BRIEF. Reproduce the material in full, unchanged.

BEGIN

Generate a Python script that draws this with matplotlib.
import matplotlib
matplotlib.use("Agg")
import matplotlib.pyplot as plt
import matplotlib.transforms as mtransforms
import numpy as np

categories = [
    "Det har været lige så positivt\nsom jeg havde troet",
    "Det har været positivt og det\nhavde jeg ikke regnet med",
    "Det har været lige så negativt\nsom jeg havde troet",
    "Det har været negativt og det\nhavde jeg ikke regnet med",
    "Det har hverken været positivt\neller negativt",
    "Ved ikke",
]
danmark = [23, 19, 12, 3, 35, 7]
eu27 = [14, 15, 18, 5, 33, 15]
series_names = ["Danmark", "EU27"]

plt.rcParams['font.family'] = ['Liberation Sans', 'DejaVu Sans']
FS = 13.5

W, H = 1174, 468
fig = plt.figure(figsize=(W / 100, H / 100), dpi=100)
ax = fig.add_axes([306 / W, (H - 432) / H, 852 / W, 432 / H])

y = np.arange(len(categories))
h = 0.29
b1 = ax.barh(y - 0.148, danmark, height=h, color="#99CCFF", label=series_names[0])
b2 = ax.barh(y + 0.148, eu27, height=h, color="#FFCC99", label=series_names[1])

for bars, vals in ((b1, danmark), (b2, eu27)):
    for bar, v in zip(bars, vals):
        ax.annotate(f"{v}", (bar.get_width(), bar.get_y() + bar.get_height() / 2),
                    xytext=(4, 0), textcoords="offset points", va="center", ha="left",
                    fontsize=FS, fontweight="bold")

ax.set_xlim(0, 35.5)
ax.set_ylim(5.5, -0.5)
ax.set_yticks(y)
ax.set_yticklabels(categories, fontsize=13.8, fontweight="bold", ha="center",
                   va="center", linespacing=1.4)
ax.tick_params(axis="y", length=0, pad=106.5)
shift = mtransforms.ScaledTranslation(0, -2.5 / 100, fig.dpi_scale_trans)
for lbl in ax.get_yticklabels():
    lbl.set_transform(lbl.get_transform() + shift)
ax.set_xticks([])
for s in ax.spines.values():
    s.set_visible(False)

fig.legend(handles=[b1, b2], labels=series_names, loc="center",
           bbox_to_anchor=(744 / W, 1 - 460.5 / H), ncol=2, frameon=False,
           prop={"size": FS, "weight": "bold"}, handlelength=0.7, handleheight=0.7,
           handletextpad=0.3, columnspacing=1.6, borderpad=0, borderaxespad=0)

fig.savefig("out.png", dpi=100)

END

FINISHED TASK.
Generate a Python script that draws this with matplotlib.
import matplotlib
matplotlib.use("Agg")
import matplotlib.pyplot as plt
import matplotlib.transforms as mtransforms
import numpy as np

categories = [
    "Det har været lige så positivt\nsom jeg havde troet",
    "Det har været positivt og det\nhavde jeg ikke regnet med",
    "Det har været lige så negativt\nsom jeg havde troet",
    "Det har været negativt og det\nhavde jeg ikke regnet med",
    "Det har hverken været positivt\neller negativt",
    "Ved ikke",
]
danmark = [23, 19, 12, 3, 35, 7]
eu27 = [14, 15, 18, 5, 33, 15]
series_names = ["Danmark", "EU27"]

plt.rcParams['font.family'] = ['Liberation Sans', 'DejaVu Sans']
FS = 13.5

W, H = 1174, 468
fig = plt.figure(figsize=(W / 100, H / 100), dpi=100)
ax = fig.add_axes([306 / W, (H - 432) / H, 852 / W, 432 / H])

y = np.arange(len(categories))
h = 0.29
b1 = ax.barh(y - 0.148, danmark, height=h, color="#99CCFF", label=series_names[0])
b2 = ax.barh(y + 0.148, eu27, height=h, color="#FFCC99", label=series_names[1])

for bars, vals in ((b1, danmark), (b2, eu27)):
    for bar, v in zip(bars, vals):
        ax.annotate(f"{v}", (bar.get_width(), bar.get_y() + bar.get_height() / 2),
                    xytext=(4, 0), textcoords="offset points", va="center", ha="left",
                    fontsize=FS, fontweight="bold")

ax.set_xlim(0, 35.5)
ax.set_ylim(5.5, -0.5)
ax.set_yticks(y)
ax.set_yticklabels(categories, fontsize=13.8, fontweight="bold", ha="center",
                   va="center", linespacing=1.4)
ax.tick_params(axis="y", length=0, pad=106.5)
shift = mtransforms.ScaledTranslation(0, -2.5 / 100, fig.dpi_scale_trans)
for lbl in ax.get_yticklabels():
    lbl.set_transform(lbl.get_transform() + shift)
ax.set_xticks([])
for s in ax.spines.values():
    s.set_visible(False)

fig.legend(handles=[b1, b2], labels=series_names, loc="center",
           bbox_to_anchor=(744 / W, 1 - 460.5 / H), ncol=2, frameon=False,
           prop={"size": FS, "weight": "bold"}, handlelength=0.7, handleheight=0.7,
           handletextpad=0.3, columnspacing=1.6, borderpad=0, borderaxespad=0)

fig.savefig("out.png", dpi=100)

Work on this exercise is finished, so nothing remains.